On Wed, Oct 25, 2017 at 10:13 PM, Fan Du <fan.du@xxxxxxxxx> wrote:
>
> Memory behind device DAX is not attached into normal memory
> management system, when user mmap /dev/dax, smaps part is
> currently missing, so no idea for user to check how much
> device DAX memory are actually used in practice.
>
> Whether vma is backed up by normal page,huge page, or both
> at the same time, this makes no difference for device DAX
> user so far.
>
> Using existing smaps structure is enough to do the job, so
> this patch tries to use existing RSS/PSS stuff for statistics.
> An example reading is like this:
> ----------------------------------------------------
> 7f30fe200000-7f3102200000 rw-s 00000000 00:06 19567 /dev/dax12.0
> Size: 65536 kB
> KernelPageSize: 4 kB
> MMUPageSize: 4 kB
> Rss: 65536 kB
> Pss: 65536 kB
> Shared_Clean: 0 kB
> Shared_Dirty: 0 kB
> Private_Clean: 0 kB
> Private_Dirty: 65536 kB
> Referenced: 65536 kB
> Anonymous: 0 kB
> LazyFree: 0 kB
> AnonHugePages: 0 kB
> ShmemPmdMapped: 0 kB
> Shared_Hugetlb: 0 kB
> Private_Hugetlb: 0 kB
> Swap: 0 kB
> SwapPss: 0 kB
> Locked: 65536 kB
> ProtectionKey: 0
> VmFlags: rd wr sh mr mw me ms mm hg
>
> Signed-off-by: Fan Du <fan.du@xxxxxxxxx>
> ---
> v4:
> * Merge device DAX readings into existing smap counters
> for simplicity.
>
> v3:
> * Elaborate more about the usage suggested by Michal Hocko
>
> v2:
> * Using pte_devmap to check valid pfn page structure,
> Pointed out by Dan. thx!
> fs/proc/task_mmu.c | 74 ++++++++++++++++++++++++++++++++++++++++++++++++++++--
> 1 file changed, 72 insertions(+), 2 deletions(-)
>
> diff --git a/fs/proc/task_mmu.c b/fs/proc/task_mmu.c
> index 5589b4b..9b2d3e6 100644
> --- a/fs/proc/task_mmu.c
> +++ b/fs/proc/task_mmu.c
> @@ -507,6 +507,55 @@ static void smaps_account(struct mem_size_stats *mss, struct page *page,
> }
> }
>
> +/* page structure behind DAX mappings is NOT compound page
> + * when it's a huge page mappings, so introduce new API to
> + * account for both PMD and PUD mapping.
> + */
> +static void smaps_account_dax_huge(struct mem_size_stats *mss,
> + struct page *page, unsigned long size, bool young, bool dirty)
> +{
> + int mapcount = page_mapcount(page);
> +
> + if (PageAnon(page)) {
> + mss->anonymous += size;
> + if (!PageSwapBacked(page) && !dirty && !PageDirty(page))
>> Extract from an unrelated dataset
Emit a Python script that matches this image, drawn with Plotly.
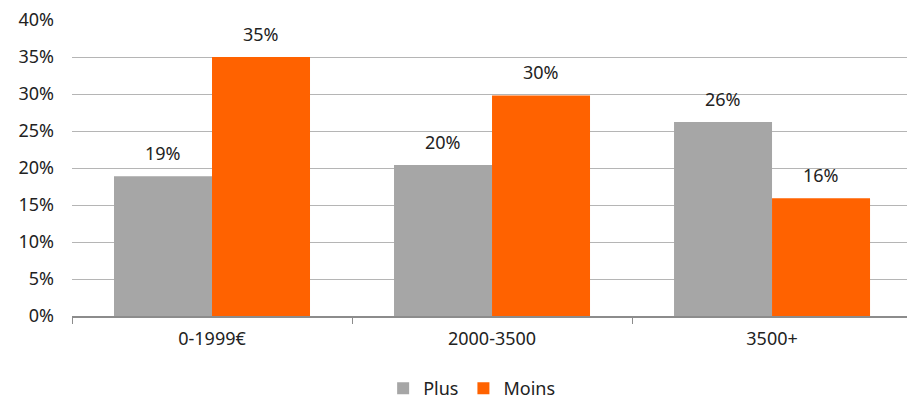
import plotly.graph_objects as go

categories = ["0-1999€", "2000-3500", "3500+"]
plus = [0.189, 0.204, 0.262]
moins = [0.35, 0.298, 0.159]
y_ticks = [0, 0.05, 0.10, 0.15, 0.20, 0.25, 0.30, 0.35, 0.40]

GREY = "#a6a6a6"
ORANGE = "#ff6200"
TEXT = "#222222"
FONT = "Noto Sans"
SIZE = 18

fig = go.Figure()
fig.add_bar(name="Plus", x=categories, y=plus, marker=dict(color=GREY, line=dict(width=0)))
fig.add_bar(name="Moins", x=categories, y=moins, marker=dict(color=ORANGE, line=dict(width=0)))

# value labels above each bar, shifted to the bar's place inside its group
group_px = 280
bar_offset = 0.35 * group_px / 2
for series, shift in ((plus, -bar_offset), (moins, bar_offset)):
    for cat, val in zip(categories, series):
        fig.add_annotation(
            x=cat, y=val, text=f"{val:.0%}", showarrow=False,
            xshift=shift, yshift=9, yanchor="bottom",
            font=dict(family=FONT, size=SIZE, color=TEXT),
        )

fig.update_layout(
    width=907, height=402,
    margin=dict(l=72, r=0, t=20, b=86, autoexpand=False),
    paper_bgcolor="white", plot_bgcolor="white",
    barmode="group", bargap=0.3, bargroupgap=0,
    font=dict(family=FONT, size=SIZE, color=TEXT),
    showlegend=True,
    legend=dict(orientation="h", x=0.52, xanchor="center", xref="container",
                y=-0.245, yanchor="middle", yref="paper",
                font=dict(family=FONT, size=SIZE, color=TEXT), itemwidth=30,
                traceorder="normal"),
)
fig.update_xaxes(
    range=[-0.5, 2.482], showgrid=False, showline=True, linecolor="#8c8c8c", linewidth=1.5,
    ticks="outside", tickson="boundaries", ticklen=6, tickcolor="#8c8c8c",
    ticklabelstandoff=6,
    tickfont=dict(family=FONT, size=SIZE, color=TEXT), fixedrange=True,
)
fig.update_yaxes(
    range=[0, 0.40], tickvals=y_ticks, tickformat=".0%",
    showgrid=True, gridcolor="#b5b5b5", gridwidth=1.2, zeroline=False,
    showline=False, ticks="", ticklabelstandoff=17,
    tickfont=dict(family=FONT, size=SIZE, color=TEXT),
)

fig.write_html("out.html")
> + mss->lazyfree += size;
> + }
> +
> + mss->resident += size;
> + /* Accumulate the size in pages that have been accessed. */
> + if (young || page_is_young(page) || PageReferenced(page))
> + mss->referenced += size;
> +
> + /*
> + * page_count(page) == 1 guarantees the page is mapped exactly once.
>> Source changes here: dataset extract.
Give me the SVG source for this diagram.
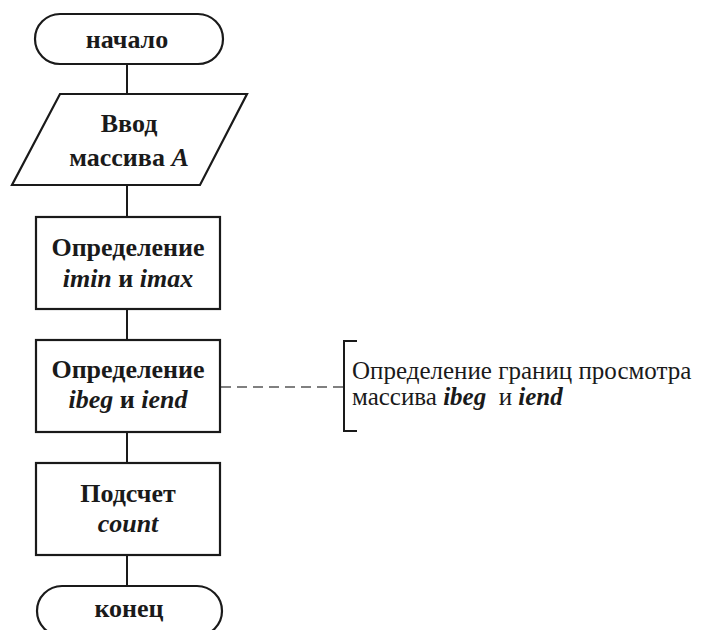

> + * If any subpage of the compound page mapped with PTE it would elevate
> + * page_count().
> + */
> + if (page_count(page) == 1) {
> + if (dirty || PageDirty(page))
> + mss->private_dirty += size;
> + else
> + mss->private_clean += size;
> + mss->pss += (u64)size << PSS_SHIFT;
> + return;
> + }
> +
> + if (mapcount >= 2) {
> + if (dirty || PageDirty(page))
> + mss->shared_dirty += size;
> + else
> + mss->shared_clean += size;
> + mss->pss += (size << PSS_SHIFT) / mapcount;
> + } else {
> + if (dirty || PageDirty(page))
> + mss->private_dirty += size;
> + else
> + mss->private_clean += size;
> + mss->pss += size << PSS_SHIFT;
> + }
> +}
> +
> #ifdef CONFIG_SHMEM
> static int smaps_pte_hole(unsigned long addr, unsigned long end,
> struct mm_walk *walk)
> @@ -528,7 +577,16 @@ static void smaps_pte_entry(pte_t *pte, unsigned long addr,
> struct page *page = NULL;
>
> if (pte_present(*pte)) {
> - page = vm_normal_page(vma, addr, *pte);
> + if (!vma_is_dax(vma))
> + page = vm_normal_page(vma, addr, *pte);
> + else if (pte_devmap(*pte)) {
> + struct dev_pagemap *pgmap;
> +
> + pgmap = get_dev_pagemap(pte_pfn(*pte), NULL);

Where do you do the put_dev_pagemap?